## Short task
What follows is a listing; give it again exactly, in its entirety.

## Source material
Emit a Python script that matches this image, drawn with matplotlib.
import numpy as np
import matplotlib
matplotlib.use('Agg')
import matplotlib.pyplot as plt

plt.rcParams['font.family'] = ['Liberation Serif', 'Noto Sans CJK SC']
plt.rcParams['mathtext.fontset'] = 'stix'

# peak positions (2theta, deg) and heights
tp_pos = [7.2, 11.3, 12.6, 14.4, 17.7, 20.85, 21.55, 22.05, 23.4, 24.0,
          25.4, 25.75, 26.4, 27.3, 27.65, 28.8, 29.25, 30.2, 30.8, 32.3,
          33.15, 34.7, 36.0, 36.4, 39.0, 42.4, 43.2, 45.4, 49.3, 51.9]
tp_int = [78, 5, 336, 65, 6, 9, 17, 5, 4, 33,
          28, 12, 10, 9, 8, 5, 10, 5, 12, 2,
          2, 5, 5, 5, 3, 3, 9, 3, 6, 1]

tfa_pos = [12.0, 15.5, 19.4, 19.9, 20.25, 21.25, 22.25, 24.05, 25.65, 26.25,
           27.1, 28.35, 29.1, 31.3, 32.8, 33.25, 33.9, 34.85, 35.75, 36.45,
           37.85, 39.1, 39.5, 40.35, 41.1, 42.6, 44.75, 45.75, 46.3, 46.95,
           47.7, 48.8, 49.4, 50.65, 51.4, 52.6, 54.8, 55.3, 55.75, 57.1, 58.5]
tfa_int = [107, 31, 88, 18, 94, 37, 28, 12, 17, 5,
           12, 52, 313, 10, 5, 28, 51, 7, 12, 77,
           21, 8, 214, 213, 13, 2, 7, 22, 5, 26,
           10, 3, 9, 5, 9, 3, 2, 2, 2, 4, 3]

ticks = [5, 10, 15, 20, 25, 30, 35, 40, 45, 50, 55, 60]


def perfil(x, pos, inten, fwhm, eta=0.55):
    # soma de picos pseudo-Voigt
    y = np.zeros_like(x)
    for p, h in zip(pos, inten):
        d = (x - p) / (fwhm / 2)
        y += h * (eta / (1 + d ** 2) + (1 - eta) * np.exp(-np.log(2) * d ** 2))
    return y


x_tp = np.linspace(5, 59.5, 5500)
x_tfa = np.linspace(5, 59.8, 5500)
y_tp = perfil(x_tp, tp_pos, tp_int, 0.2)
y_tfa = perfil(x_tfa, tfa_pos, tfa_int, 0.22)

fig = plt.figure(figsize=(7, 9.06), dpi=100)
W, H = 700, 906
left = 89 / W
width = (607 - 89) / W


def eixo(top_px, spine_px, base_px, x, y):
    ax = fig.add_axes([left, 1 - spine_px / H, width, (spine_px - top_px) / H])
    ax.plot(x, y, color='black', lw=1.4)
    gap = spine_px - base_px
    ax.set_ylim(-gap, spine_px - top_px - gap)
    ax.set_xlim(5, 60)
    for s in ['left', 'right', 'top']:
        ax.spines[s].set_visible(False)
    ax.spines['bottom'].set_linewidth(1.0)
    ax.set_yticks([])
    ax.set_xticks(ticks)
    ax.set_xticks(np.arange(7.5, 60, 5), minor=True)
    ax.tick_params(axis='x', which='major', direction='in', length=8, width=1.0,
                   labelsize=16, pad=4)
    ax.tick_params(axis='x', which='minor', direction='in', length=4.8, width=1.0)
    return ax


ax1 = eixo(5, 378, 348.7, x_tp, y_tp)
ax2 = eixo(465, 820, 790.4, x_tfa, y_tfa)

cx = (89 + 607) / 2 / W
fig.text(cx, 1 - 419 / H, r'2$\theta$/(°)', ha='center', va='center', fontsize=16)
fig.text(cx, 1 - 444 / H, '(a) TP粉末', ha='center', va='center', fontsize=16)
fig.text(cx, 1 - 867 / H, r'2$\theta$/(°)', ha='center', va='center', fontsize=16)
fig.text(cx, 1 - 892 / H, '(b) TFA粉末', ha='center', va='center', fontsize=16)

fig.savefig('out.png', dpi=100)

## Solution
Emit a Python script that matches this image, drawn with matplotlib.
import numpy as np
import matplotlib
matplotlib.use('Agg')
import matplotlib.pyplot as plt

plt.rcParams['font.family'] = ['Liberation Serif', 'Noto Sans CJK SC']
plt.rcParams['mathtext.fontset'] = 'stix'

# peak positions (2theta, deg) and heights
tp_pos = [7.2, 11.3, 12.6, 14.4, 17.7, 20.85, 21.55, 22.05, 23.4, 24.0,
          25.4, 25.75, 26.4, 27.3, 27.65, 28.8, 29.25, 30.2, 30.8, 32.3,
          33.15, 34.7, 36.0, 36.4, 39.0, 42.4, 43.2, 45.4, 49.3, 51.9]
tp_int = [78, 5, 336, 65, 6, 9, 17, 5, 4, 33,
          28, 12, 10, 9, 8, 5, 10, 5, 12, 2,
          2, 5, 5, 5, 3, 3, 9, 3, 6, 1]

tfa_pos = [12.0, 15.5, 19.4, 19.9, 20.25, 21.25, 22.25, 24.05, 25.65, 26.25,
           27.1, 28.35, 29.1, 31.3, 32.8, 33.25, 33.9, 34.85, 35.75, 36.45,
           37.85, 39.1, 39.5, 40.35, 41.1, 42.6, 44.75, 45.75, 46.3, 46.95,
           47.7, 48.8, 49.4, 50.65, 51.4, 52.6, 54.8, 55.3, 55.75, 57.1, 58.5]
tfa_int = [107, 31, 88, 18, 94, 37, 28, 12, 17, 5,
           12, 52, 313, 10, 5, 28, 51, 7, 12, 77,
           21, 8, 214, 213, 13, 2, 7, 22, 5, 26,
           10, 3, 9, 5, 9, 3, 2, 2, 2, 4, 3]

ticks = [5, 10, 15, 20, 25, 30, 35, 40, 45, 50, 55, 60]


def perfil(x, pos, inten, fwhm, eta=0.55):
    # soma de picos pseudo-Voigt
    y = np.zeros_like(x)
    for p, h in zip(pos, inten):
        d = (x - p) / (fwhm / 2)
        y += h * (eta / (1 + d ** 2) + (1 - eta) * np.exp(-np.log(2) * d ** 2))
    return y


x_tp = np.linspace(5, 59.5, 5500)
x_tfa = np.linspace(5, 59.8, 5500)
y_tp = perfil(x_tp, tp_pos, tp_int, 0.2)
y_tfa = perfil(x_tfa, tfa_pos, tfa_int, 0.22)

fig = plt.figure(figsize=(7, 9.06), dpi=100)
W, H = 700, 906
left = 89 / W
width = (607 - 89) / W


def eixo(top_px, spine_px, base_px, x, y):
    ax = fig.add_axes([left, 1 - spine_px / H, width, (spine_px - top_px) / H])
    ax.plot(x, y, color='black', lw=1.4)
    gap = spine_px - base_px
    ax.set_ylim(-gap, spine_px - top_px - gap)
    ax.set_xlim(5, 60)
    for s in ['left', 'right', 'top']:
        ax.spines[s].set_visible(False)
    ax.spines['bottom'].set_linewidth(1.0)
    ax.set_yticks([])
    ax.set_xticks(ticks)
    ax.set_xticks(np.arange(7.5, 60, 5), minor=True)
    ax.tick_params(axis='x', which='major', direction='in', length=8, width=1.0,
                   labelsize=16, pad=4)
    ax.tick_params(axis='x', which='minor', direction='in', length=4.8, width=1.0)
    return ax


ax1 = eixo(5, 378, 348.7, x_tp, y_tp)
ax2 = eixo(465, 820, 790.4, x_tfa, y_tfa)

cx = (89 + 607) / 2 / W
fig.text(cx, 1 - 419 / H, r'2$\theta$/(°)', ha='center', va='center', fontsize=16)
fig.text(cx, 1 - 444 / H, '(a) TP粉末', ha='center', va='center', fontsize=16)
fig.text(cx, 1 - 867 / H, r'2$\theta$/(°)', ha='center', va='center', fontsize=16)
fig.text(cx, 1 - 892 / H, '(b) TFA粉末', ha='center', va='center', fontsize=16)

fig.savefig('out.png', dpi=100)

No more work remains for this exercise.